Be Careful, Mariah Carey. Because I'm The Last Person You Want As An Enemy On This Earth. And What I Mean By That Is This: If I Can't Help You, I'm Not Gon' Do Nothin' To Hurt You. But You're At War With Me Without Just Cause.

Indeed, You Are A Bitter Pill And A Hateful Soul - If There Ever Was One.

You Obviously Made Some Ill-Advised Decisions Over The Course Of Your Career, Madame. And You're Full Of Hatred And Regret And Bitterness About Those Ill-Advised Decisions Today. But That's Not My Problem, Because I Hadn't Been There To Encourage You In Those Decisions. But I Seem To Be The Only One You Want To Take Your Hate Out On.

Allow Me This Last Thing, Madame: You Gave Up. You Gave Up On The Craft Of Songwriting. Didn't You? Because You Desired To Be A Songwriter And ONLY A Songwriter. Didn't You?
But You Gave Up. You Put Your Diaries Down And Gave Up On The Craft. Didn't You?
You Sold Out And Gave Up On The Greatest Craft In The World. Didn't You?
God Had Blessed You With The Wisdom Of The Craftsmanship, But You Gave Up On It. Didn't You? Didn't You?
You Had It. And Then You Lost It. Didn't You?
You Were A Damn Good Craftsman In The Art Of Songwriting, But You Were Tempted To Heed The Lying Words Of The Wrong People, Who Insisted That You Abandon The Craft. Weren't You?

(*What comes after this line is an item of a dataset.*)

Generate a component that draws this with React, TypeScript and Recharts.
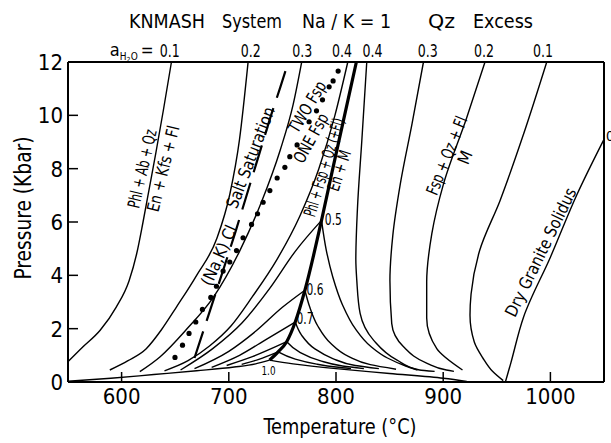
import React from 'react'
import { ComposedChart, Line, Scatter, XAxis, YAxis } from 'recharts'

const FONT = "'DejaVu Sans Condensed', 'Liberation Sans Narrow', 'DejaVu Sans', sans-serif"

// [temperature °C, pressure kbar]

// Phl + Ab + Qz = En + Kfs + Fl at several water activities
const dehyd01 = [[550, 0.76], [564, 1.32], [580, 1.94], [595, 2.81], [607, 3.8], [614, 4.8], [620, 6.0], [626, 7.3], [632, 8.6], [639, 10.2], [646.5, 12]]
const dehyd02 = [[589, 0.45], [606, 0.8], [623, 1.25], [637, 1.95], [651, 2.8], [670, 4.0], [689, 5.4], [701, 7.05], [710, 9.1], [718, 12]]
const dehyd03 = [[617, 0.39], [636, 0.95], [660, 1.95], [686, 3.2], [710, 4.9], [730, 6.7], [748, 8.7], [760, 10.4], [768, 12]]
const dehyd04 = [[640, 0.42], [662, 0.8], [682, 1.35], [702, 2.1], [722, 3.2], [745, 4.6], [766, 6.2], [784, 8.0], [799, 10], [811, 12]]
const dehyd05 = [[655, 0.45], [685, 1.25], [712, 2.2], [738, 3.5], [762, 4.9], [786.5, 6.06]]
const dehyd06 = [[668, 0.5], [700, 1.15], [725, 1.9], [750, 2.8], [771, 3.44]]
const dehyd07 = [[684, 0.55], [710, 1.0], [735, 1.6], [762, 2.25]]
const dehyd08 = [[698, 0.62], [722, 0.95], [754, 1.51]]
const dehyd09 = [[712, 0.66], [728, 0.85], [746, 1.13]]
const dehyd10 = [[550, 0.03], [590, 0.14], [630, 0.28], [670, 0.42], [705, 0.56], [725, 0.68], [738, 0.82]]

// Phl + Fsp + Qz (+Fl) = En + M
const heavyLine = [[738, 0.82], [746, 1.13], [754, 1.51], [762, 2.25], [771, 3.44], [786.5, 6.06], [797, 8], [808, 10], [819, 12]]

// Fsp + Qz + Fl = M, ordered by pressure
const melt10 = [[922, 0.02], [900, 0.14], [850, 0.32], [800, 0.5], [760, 0.68], [738, 0.82]]
const melt09 = [[814, 0.5], [800, 0.56], [782, 0.67], [762, 0.86], [746, 1.13]]
const melt08 = [[826, 0.5], [806, 0.6], [785, 0.8], [766, 1.12], [754, 1.51]]
const melt07 = [[840, 0.5], [818, 0.62], [797, 0.88], [780, 1.25], [768, 1.75], [762, 2.25]]
const melt06 = [[856, 0.48], [832, 0.65], [812, 0.95], [795, 1.45], [783, 2.1], [775.5, 2.81], [771, 3.44]]
const melt05 = [[876, 0.45], [865, 0.6], [848, 0.9], [832, 1.35], [818, 2.0], [806, 2.9], [797, 3.94], [791, 4.93], [786.5, 6.06]]
const melt04 = [[892, 0.4], [878, 0.45], [857, 0.82], [835, 1.57], [822.5, 2.57], [819.4, 3.81], [818.5, 4.6], [820, 6.5], [824, 9], [828.7, 12]]
const melt03 = [[910, 0.4], [903, 0.45], [885, 0.7], [863, 1.32], [852, 2.19], [850.3, 3.81], [853, 5.5], [860, 7.43], [871, 9.7], [881.6, 12]]
const melt02 = [[918, 0.45], [894, 1.25], [884.6, 2.4], [884.6, 3.75], [889.4, 5.56], [900.3, 7.43], [922, 9.92], [939, 12]]
const melt01 = [[956, 0.05], [946, 0.4], [937, 0.9], [929, 1.5], [925, 2.5], [926, 3.3], [934, 4.93], [953, 6.8], [975, 9.3], [996.6, 12]]
const drySolidus = [[958, 0], [963, 0.7], [975, 2.44], [1000, 4.68], [1025, 7.05], [1050, 9.1]]

// (Na,K)Cl salt saturation
const saltLine = [[668, 0.9], [681, 2.5], [694, 4.1], [706, 5.6], [717, 7.05], [728, 8.5], [739, 9.95], [748, 11.05], [755.5, 12]]

// one / two feldspar boundary (dots)
const fspDots = [[649.8, 0.92], [656.8, 1.38], [662.9, 1.82], [669.2, 2.25], [675.4, 2.72], [683.2, 3.17], [688.5, 3.59], [694.7, 4.16], [700.9, 4.5], [707.2, 4.93], [713.3, 5.41], [721.2, 5.91], [726.8, 6.31], [732, 6.74], [738.3, 7.18], [745.1, 7.65], [752.3, 8.05], [756.9, 8.45], [763.7, 8.89], [774.9, 9.76], [781.8, 10.17], [787.4, 10.58], [793.6, 11.07], [797.3, 11.29], [802, 11.66]]

const tempTicks = [600, 700, 800, 900, 1000]
const pressTicks = [0, 2, 4, 6, 8, 10, 12]
const aTopTemps = [645, 720.5, 768.5, 805.5, 834, 885.7, 938, 993]
const aTopLabels = ['0.1', '0.2', '0.3', '0.4', '0.4', '0.3', '0.2', '0.1']

const toPts = (rows: number[][]) => rows.map(([t, p]) => ({ t, p }))

const thinCurves = [dehyd01, dehyd02, dehyd03, dehyd04, dehyd05, dehyd06, dehyd07, dehyd08, dehyd09, dehyd10]
const meltCurves = [melt10, melt09, melt08, melt07, melt06, melt05, melt04, melt03, melt02, melt01, drySolidus]

const notes = [
  { t: 619.1, p: 8.0, text: 'Phl + Ab + Qz', rot: -77, len: 80 },
  { t: 638.7, p: 8.0, text: 'En + Kfs + Fl', rot: -76, len: 88 },
  { t: 690.7, p: 4.75, text: '(Na,K)  Cl', rot: -66, len: 64 },
  { t: 720.2, p: 8.42, text: 'Salt Saturation', rot: -69, len: 107 },
  { t: 773.1, p: 10.32, text: 'TWO  Fsp', rot: -59, len: 57 },
  { t: 776.5, p: 9.15, text: 'ONE  Fsp', rot: -61, len: 54 },
  { t: 788.7, p: 8.05, text: 'Phl + Fsp + Qz (+Fl)', rot: -73, len: 102 },
  { t: 802.9, p: 7.93, text: 'En + M', rot: -72, len: 42 },
  { t: 903.2, p: 8.49, text: 'Fsp + Qz + Fl', rot: -68, len: 83 },
  { t: 920.2, p: 8.42, text: 'M', rot: -68 },
  { t: 990.9, p: 4.87, text: 'Dry Granite Solidus', rot: -64, len: 141 },
  { t: 789.6, p: 5.87, text: '0.5', anchor: 'start', size: 15, len: 17 },
  { t: 772.5, p: 3.25, text: '0.6', anchor: 'start', size: 15, len: 17 },
  { t: 763.2, p: 2.19, text: '0.7', anchor: 'start', size: 15, len: 17 },
  { t: 730.5, p: 0.26, text: '1.0', anchor: 'start', size: 12, len: 14 },
  { t: 1050, p: 9.04, text: '0', anchor: 'start', size: 14, dx: 2 },
]

const topLabels = aTopTemps.map((t, i) => ({ t, p: 12, text: aTopLabels[i], first: i === 0 }))

const NoteShape = (props: any) => {
  const { cx, cy, payload } = props
  const { text, rot, len, anchor = 'middle', size = 17, dx = 0 } = payload
  const x = cx + dx
  return (
    <text
      x={x}
      y={cy}
      textAnchor={anchor}
      dominantBaseline={rot ? 'central' : 'auto'}
      fontSize={size}
      fontFamily={FONT}
      fill="#000"
      transform={rot ? `rotate(${rot} ${x} ${cy})` : undefined}
      textLength={len}
      lengthAdjust={len ? 'spacingAndGlyphs' : undefined}
    >
      {text}
    </text>
  )
}

const TopLabelShape = (props: any) => {
  const { cx, cy, payload } = props
  return (
    <g fontFamily={FONT} fill="#000">
      {payload.first && (
        <g>
          <text x={cx - 60} y={cy - 6} fontSize={18}>a</text>
          <text x={cx - 50} y={cy - 2} fontSize={10}>
            H<tspan dy={2} fontSize={7}>2</tspan><tspan dy={-2}>O</tspan>
          </text>
          <text x={cx - 29} y={cy - 6} fontSize={17}>=</text>
        </g>
      )}
      <text x={cx} y={cy - 5} textAnchor="middle" fontSize={18} textLength={20} lengthAdjust="spacingAndGlyphs">
        {payload.text}
      </text>
    </g>
  )
}

const BottomTick = (props: any) => {
  const { x, y, payload } = props
  return (
    <g>
      <line x1={x} y1={y} x2={x} y2={y - 10} stroke="#000" strokeWidth={1.5} />
      <text x={x} y={y + 22} textAnchor="middle" fontSize={22} fontFamily={FONT} fill="#000">
        {payload.value}
      </text>
    </g>
  )
}

const TopTick = (props: any) => {
  const { x, y } = props
  return <line x1={x} y1={y} x2={x} y2={y + 10} stroke="#000" strokeWidth={1.5} />
}

const LeftTick = (props: any) => {
  const { x, y, payload } = props
  return (
    <g>
      <line x1={x} y1={y} x2={x + 10} y2={y} stroke="#000" strokeWidth={1.5} />
      <text x={x - 5} y={y + 8} textAnchor="end" fontSize={22} fontFamily={FONT} fill="#000">
        {payload.value}
      </text>
    </g>
  )
}

const RightTick = (props: any) => {
  const { x, y, payload } = props
  if (payload.value === 0 || payload.value === 12) return <g />
  return <line x1={x} y1={y} x2={x - 10} y2={y} stroke="#000" strokeWidth={1.5} />
}

const axisLine = { stroke: '#000', strokeWidth: 2 }

export default function App() {
  return (
    <div style={{ position: 'relative', width: 611, height: 443, background: '#fff' }}>
      <style>{'body{margin:0;background:#fff}'}</style>
      <ComposedChart width={611} height={443} margin={{ top: 0, right: 0, bottom: 0, left: 0 }}>
        <XAxis
          xAxisId={0}
          dataKey="t"
          type="number"
          domain={[550, 1050]}
          ticks={tempTicks}
          height={61}
          tickSize={0}
          tickMargin={0}
          tickLine={false}
          axisLine={axisLine}
          tick={BottomTick}
          interval={0}
        />
        <XAxis
          xAxisId="top"
          orientation="top"
          dataKey="t"
          type="number"
          domain={[550, 1050]}
          ticks={tempTicks}
          height={62}
          tickSize={0}
          tickMargin={0}
          tickLine={false}
          axisLine={axisLine}
          tick={TopTick}
          interval={0}
        />
        <YAxis
          yAxisId={0}
          dataKey="p"
          type="number"
          domain={[0, 12]}
          ticks={pressTicks}
          width={68}
          tickSize={0}
          tickMargin={0}
          tickLine={false}
          axisLine={axisLine}
          tick={LeftTick}
          interval={0}
        />
        <YAxis
          yAxisId="right"
          orientation="right"
          dataKey="p"
          type="number"
          domain={[0, 12]}
          ticks={pressTicks}
          width={7}
          tickSize={0}
          tickMargin={0}
          tickLine={false}
          axisLine={axisLine}
          tick={RightTick}
          interval={0}
        />

        {thinCurves.map((c, i) => (
          <Line key={'d' + i} data={toPts(c)} dataKey="p" type="monotone" stroke="#000" strokeWidth={1.4} dot={false} activeDot={false} isAnimationActive={false} />
        ))}
        {meltCurves.map((c, i) => (
          <Line key={'m' + i} data={toPts(c)} dataKey="p" type="monotoneY" stroke="#000" strokeWidth={1.4} dot={false} activeDot={false} isAnimationActive={false} />
        ))}
        <Line data={toPts(heavyLine)} dataKey="p" type="monotone" stroke="#000" strokeWidth={3.2} dot={false} activeDot={false} isAnimationActive={false} />
        <Line data={toPts(saltLine)} dataKey="p" type="linear" stroke="#000" strokeWidth={2.2} strokeDasharray="28 11" dot={false} activeDot={false} isAnimationActive={false} />
        <Line data={toPts(fspDots)} dataKey="p" type="linear" stroke="none" dot={{ r: 2.6, fill: '#000', stroke: 'none' }} activeDot={false} isAnimationActive={false} />

        <Scatter data={notes} dataKey="p" shape={NoteShape} isAnimationActive={false} />
        <Scatter data={topLabels} dataKey="p" shape={TopLabelShape} isAnimationActive={false} />
      </ComposedChart>

      <svg width={611} height={443} style={{ position: 'absolute', left: 0, top: 0, pointerEvents: 'none' }} fontFamily={FONT} fill="#000">
        <text x={129} y={28} fontSize={19} textLength={76} lengthAdjust="spacingAndGlyphs">KNMASH</text>
        <text x={222} y={28} fontSize={19} textLength={60} lengthAdjust="spacingAndGlyphs">System</text>
        <text x={302} y={28} fontSize={19} textLength={89} lengthAdjust="spacingAndGlyphs">Na / K = 1</text>
        <text x={428} y={28} fontSize={19} textLength={27} lengthAdjust="spacingAndGlyphs">Qz</text>
        <text x={473} y={28} fontSize={19} textLength={60} lengthAdjust="spacingAndGlyphs">Excess</text>
        <text x={340} y={434} fontSize={22} textAnchor="middle" textLength={153} lengthAdjust="spacingAndGlyphs">Temperature (°C)</text>
        <text x={31} y={208} fontSize={23} textAnchor="middle" transform="rotate(-90 31 208)" textLength={143} lengthAdjust="spacingAndGlyphs">Pressure  (Kbar)</text>
      </svg>
    </div>
  )
}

Is That Why You're So Bitter And Malicious Towards Songwriters Today - Particularly One Named Cat Ellington? Huh?

You Gave All Your Rights Up. Didn't You?
You Walked Out On Songwriting, Just So You Could 'Shack Up' With 'The Mic,' And In The End, 'The Mic' Failed You. Am I Not Right, Mariah Carey?

'Invite' Me To Step To A Mic Agaaaain.

I Know Good And Damn Well That Pathetic Tweet Was Directed Towards Me - In Response To My Post, Headlined 'Why YOU So Obsessed With ME?,' Dated Thursday, July 30, 2015.

You Don't Wanna Have A War Of Words With Me, Mariah Carey . . . Because I've Never Lost A Verbal Battle.

I'm Through Wit'cha Now.
You Can Gon' Get Cho'self A Stiff Drink.

— CE (I Got Two Initials, Too, Madame)

Cult of Ignorance Illusions - Friedrich Nietzsche
Used By Permission.

*** Update On Saturday, September 5, 2015: ***

It Should Be Stressed, My Beloved Men And Women, That Contrary To The Beliefs Of A Few Who Wish To Voice, Via Text, That Young Ms. Ariana Grande Had Been The Target Of The Aforementioned Tweet, She, In Fact, Had Not Been.
The Tweet Had Not Been Indirected Towards Ari.